As a frame of reference, think of a nanometer as the distance a whisker grows in the time it takes to raise a razor to one’s face. Or, to use a structure from the field of quantum mechanics itself, imagine a soccer-ball-shaped molecule composed of 60 carbon atoms. This “buckyball,” as it’s called, measures 1 nanometer in diameter. To compare a buckyball with a soccer ball, Clougherty explains, is equivalent to comparing a real soccer ball with the planet Neptune.

Only at such an infinitesimal scale, Clougherty adds, do we encounter the “more correct truth” embodied in quantum mechanics. That is, the laws of nature we’re accustomed to using in the macroscopic world — such as gravity and electromagnetism — simply don’t apply there. As he puts it, “You have to put aside your classical intuition. It will mislead you.”

For example, “When you cool atoms to very low temperatures, they tend not to stick to other surfaces,” Clougherty continues. “This is classically counterintuitive. You’d suspect cold atoms are moving very slowly, so it would be very easy to get them to stick to surfaces. And yet, these cold atoms tend to be reflected from surfaces. Why is that?”

Admittedly, much of Clougherty’s research involves complex mathematics found only in the rarefied scientific communities of places like Harvard and MIT — two schools that Clougherty attended. However, there are also many everyday examples of nanostructures that are easily observable with the human eye.
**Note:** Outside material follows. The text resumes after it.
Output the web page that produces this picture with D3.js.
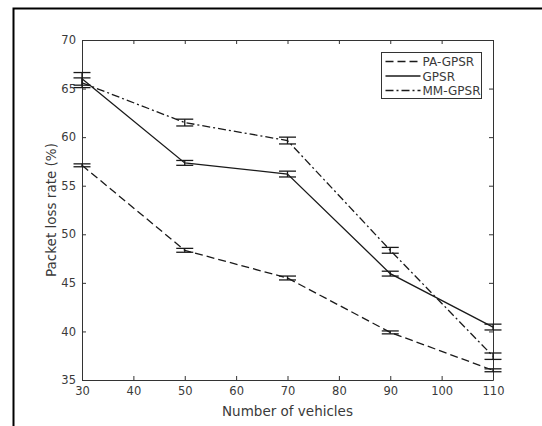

For instance, think of the iridescent blue in the wings of a Morpho butterfly, or the water-repellence of kale leaves. Both, Clougherty points out, are natural examples of nanostructures. “We see the effects of quantum mechanics all around us,” he says. “We just don’t associate them as such.”

In the realm of human technology, Clougherty’s work has applications in the design of optical electronic devices, such as LCD screens and television sets. It could also come in handy in the future development of a “quantum computer,” which may one day perform highly complex functions that are simply unimaginable using today’s digital machines.

Clougherty devotes considerable time — and his vast scientific knowledge — to devising ways to get children interested in math and science. For instance, he’s done presentations at Burlington schools where he drops marshmallows into liquid nitrogen and shatters them against the wall like light bulbs.

“There are things that you can point to, like superconductivity and superfluidity, that really get kids excited,” he says. “When we levitate magnets, you should see them jump out of their seats.”